### [What you should do]
Only the lines holding the string "this" are needed. Copy each one.

### [Record list]
++++

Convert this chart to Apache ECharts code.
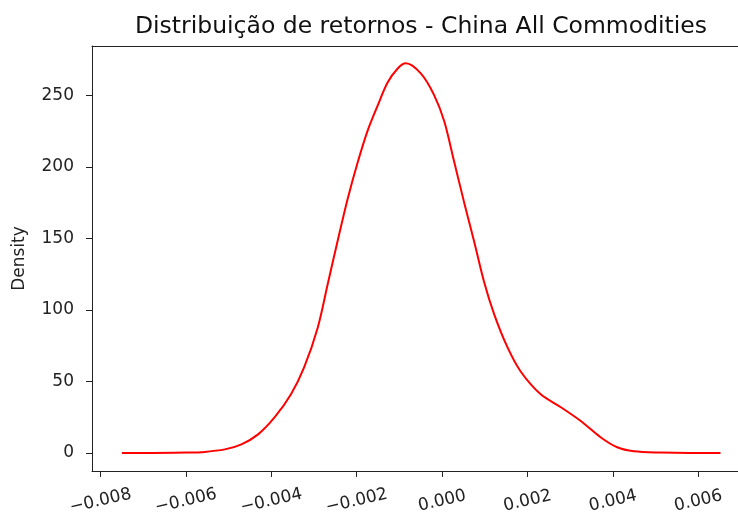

++++

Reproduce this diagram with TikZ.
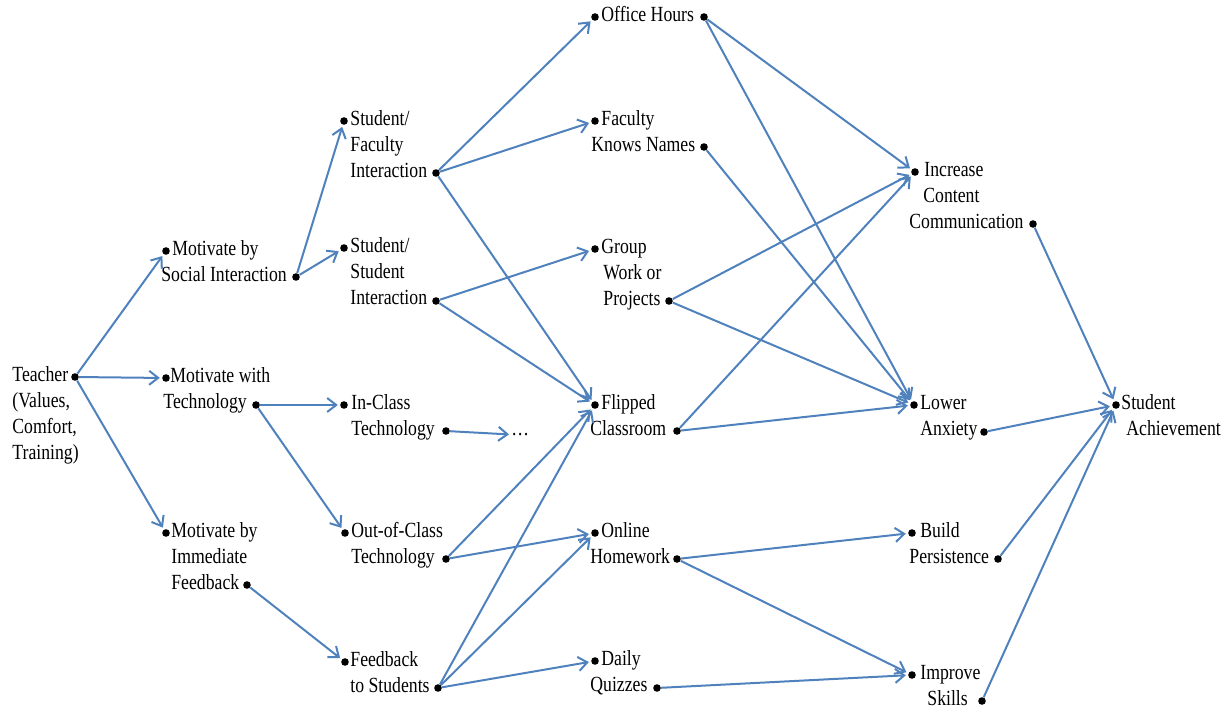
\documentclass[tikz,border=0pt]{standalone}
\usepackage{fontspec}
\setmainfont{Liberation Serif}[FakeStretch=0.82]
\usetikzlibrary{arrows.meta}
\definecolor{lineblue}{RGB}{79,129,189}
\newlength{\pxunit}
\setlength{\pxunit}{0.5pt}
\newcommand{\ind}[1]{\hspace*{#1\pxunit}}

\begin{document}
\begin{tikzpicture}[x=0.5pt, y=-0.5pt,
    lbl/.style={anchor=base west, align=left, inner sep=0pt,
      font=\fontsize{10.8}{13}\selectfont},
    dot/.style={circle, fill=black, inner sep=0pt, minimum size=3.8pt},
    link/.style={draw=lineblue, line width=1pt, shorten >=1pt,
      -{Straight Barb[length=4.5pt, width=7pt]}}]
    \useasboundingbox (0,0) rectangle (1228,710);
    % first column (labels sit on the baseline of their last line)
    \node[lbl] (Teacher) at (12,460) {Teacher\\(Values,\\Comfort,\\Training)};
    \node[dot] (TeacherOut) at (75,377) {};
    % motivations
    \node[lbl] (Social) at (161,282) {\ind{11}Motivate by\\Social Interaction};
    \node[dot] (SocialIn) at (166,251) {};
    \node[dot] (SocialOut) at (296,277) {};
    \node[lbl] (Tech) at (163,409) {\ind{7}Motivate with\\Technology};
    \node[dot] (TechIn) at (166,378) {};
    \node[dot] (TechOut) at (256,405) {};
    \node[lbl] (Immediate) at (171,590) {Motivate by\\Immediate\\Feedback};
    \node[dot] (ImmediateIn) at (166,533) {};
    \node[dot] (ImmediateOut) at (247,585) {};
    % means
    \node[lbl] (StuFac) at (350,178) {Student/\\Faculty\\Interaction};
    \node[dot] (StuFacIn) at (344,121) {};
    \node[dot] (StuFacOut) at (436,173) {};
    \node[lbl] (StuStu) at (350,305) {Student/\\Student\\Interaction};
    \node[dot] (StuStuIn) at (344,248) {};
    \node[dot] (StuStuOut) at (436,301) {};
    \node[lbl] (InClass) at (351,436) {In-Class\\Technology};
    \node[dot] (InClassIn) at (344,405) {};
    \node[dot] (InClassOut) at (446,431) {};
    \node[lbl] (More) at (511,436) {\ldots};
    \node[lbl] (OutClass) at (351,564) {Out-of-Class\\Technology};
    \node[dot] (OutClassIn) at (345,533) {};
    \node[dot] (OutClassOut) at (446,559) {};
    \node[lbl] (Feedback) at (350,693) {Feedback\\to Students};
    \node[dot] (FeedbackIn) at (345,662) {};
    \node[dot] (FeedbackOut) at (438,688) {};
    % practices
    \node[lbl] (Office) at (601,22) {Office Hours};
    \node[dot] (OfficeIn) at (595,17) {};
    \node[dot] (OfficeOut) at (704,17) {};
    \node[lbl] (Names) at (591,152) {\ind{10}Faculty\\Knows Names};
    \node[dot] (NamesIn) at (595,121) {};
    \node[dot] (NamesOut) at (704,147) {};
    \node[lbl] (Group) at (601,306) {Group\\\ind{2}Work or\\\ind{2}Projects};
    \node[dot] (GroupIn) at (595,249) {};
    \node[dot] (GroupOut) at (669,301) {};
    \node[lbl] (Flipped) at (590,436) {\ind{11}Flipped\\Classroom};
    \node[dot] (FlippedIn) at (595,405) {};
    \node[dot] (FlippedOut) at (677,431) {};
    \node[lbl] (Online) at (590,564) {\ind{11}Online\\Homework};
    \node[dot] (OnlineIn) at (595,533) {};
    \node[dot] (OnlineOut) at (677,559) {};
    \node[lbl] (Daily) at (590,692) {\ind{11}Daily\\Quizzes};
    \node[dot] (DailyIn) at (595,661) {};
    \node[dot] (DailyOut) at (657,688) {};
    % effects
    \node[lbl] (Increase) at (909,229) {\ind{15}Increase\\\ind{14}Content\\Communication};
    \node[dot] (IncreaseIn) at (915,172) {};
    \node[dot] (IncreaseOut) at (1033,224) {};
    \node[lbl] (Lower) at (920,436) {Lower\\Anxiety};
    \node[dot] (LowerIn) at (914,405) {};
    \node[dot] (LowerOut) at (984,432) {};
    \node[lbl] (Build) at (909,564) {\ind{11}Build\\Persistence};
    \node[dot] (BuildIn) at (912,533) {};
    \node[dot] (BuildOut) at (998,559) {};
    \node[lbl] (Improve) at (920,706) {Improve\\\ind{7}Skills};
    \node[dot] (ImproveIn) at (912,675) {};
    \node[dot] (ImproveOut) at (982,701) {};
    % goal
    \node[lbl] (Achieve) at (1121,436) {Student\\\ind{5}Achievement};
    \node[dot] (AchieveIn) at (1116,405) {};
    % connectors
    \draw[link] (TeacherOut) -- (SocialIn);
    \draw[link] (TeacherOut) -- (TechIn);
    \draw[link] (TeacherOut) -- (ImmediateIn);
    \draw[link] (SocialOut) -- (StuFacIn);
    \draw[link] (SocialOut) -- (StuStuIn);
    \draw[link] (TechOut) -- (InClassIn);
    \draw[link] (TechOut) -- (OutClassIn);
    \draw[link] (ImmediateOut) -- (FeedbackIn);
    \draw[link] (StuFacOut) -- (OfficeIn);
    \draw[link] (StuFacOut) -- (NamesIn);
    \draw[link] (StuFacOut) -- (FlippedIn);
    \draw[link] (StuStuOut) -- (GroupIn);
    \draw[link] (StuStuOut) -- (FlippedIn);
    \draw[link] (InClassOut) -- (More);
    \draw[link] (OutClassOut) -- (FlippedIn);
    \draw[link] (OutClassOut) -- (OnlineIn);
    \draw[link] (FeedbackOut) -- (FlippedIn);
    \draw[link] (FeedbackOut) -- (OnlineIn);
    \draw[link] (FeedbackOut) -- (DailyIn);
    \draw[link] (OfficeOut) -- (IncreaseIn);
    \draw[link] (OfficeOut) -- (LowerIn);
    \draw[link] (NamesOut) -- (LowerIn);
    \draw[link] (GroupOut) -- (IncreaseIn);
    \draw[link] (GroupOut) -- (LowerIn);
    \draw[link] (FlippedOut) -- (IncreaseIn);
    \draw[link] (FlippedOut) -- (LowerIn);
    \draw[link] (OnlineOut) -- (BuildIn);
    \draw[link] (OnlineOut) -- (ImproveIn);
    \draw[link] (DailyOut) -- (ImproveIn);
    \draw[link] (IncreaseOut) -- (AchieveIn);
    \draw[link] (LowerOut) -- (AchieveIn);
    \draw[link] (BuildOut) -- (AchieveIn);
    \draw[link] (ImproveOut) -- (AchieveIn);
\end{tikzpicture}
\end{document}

++++

### [Solution]
Convert this chart to Apache ECharts code.
Reproduce this diagram with TikZ.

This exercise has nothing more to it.